The Guardian : C’est aussi l’affaire de la rédaction

Le rédacteur en chef est également responsable du contenu publicitaire. Si une publicité ne lui convient pas, il peut demander à ce qu’elle soit retirée du journal ou du site.

Suisse

La Liberté : Pas de règle formelle mais…

La rédaction veille tout particulièrement à ne pas laisser l’espace qui lui est dévolu être parasité par de la publicité intrusive.

La Liberté ne possède pas de régie interne et traite avec le leader suisse de l’espace publicitaire. Le contrat de base stipule que le journal peut refuser des encarts qu’il estime entrer en contradiction avec ses valeurs. (Cette information est valable jusqu’au 31 décembre 2012, voir « Régie publicitaire » dans la fiche technique du média).

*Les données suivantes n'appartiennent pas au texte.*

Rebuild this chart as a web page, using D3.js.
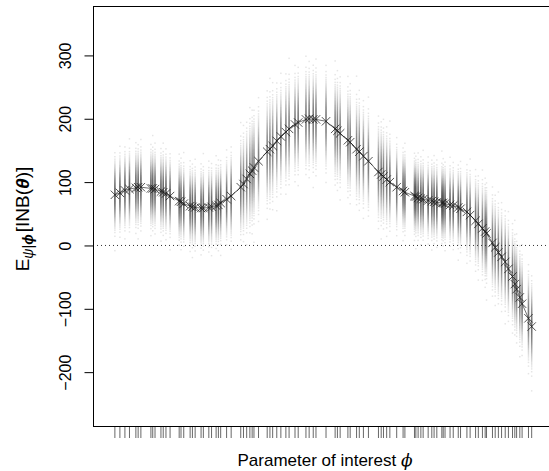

Les publicités présentant un caractère « érotique » sont écartées de façon systématique, bien qu’elles soient très rémunératrices.

Dans le même esprit, une publicité pour « l’Union démocrate du centre » a été refusée pour « relent raciste ».

Le journal surveille aussi l’éthique de ses petites annonces, en exigeant par exemple une transparence totale sur les coûts des services proposés par voyants et médiums en tous genres.

Le Temps : Des règles claires

En matière commerciale, toute publicité présentant un caractère sexuel (site de rencontres, salon de massage…) est refusée.

D’autre part l’identification claire de l’annonceur est un préalable à toute publication.

En matière politique, le journal est très ouvert, les refus sont extrêmement rares mais le journal se réserve une marge de manœuvre dans le traitement de ces publicités (encadré qui explique les raisons de la publication, mise en perspective par un article critique…).

RTS : Aucun

Des directives internes à la RTS garantissent la liberté rédactionnelle.

Il est ainsi possible de suspendre la collaboration avec un sponsor pour éviter un conflit d’intérêt ponctuel généré par le choix d’un sujet.

Le type de publicité diffusable est défini par la Concession de la Société suisse de radiodiffusion et télévision (SSR) puis par l’Office Fédéral de la Communication (OFCOM).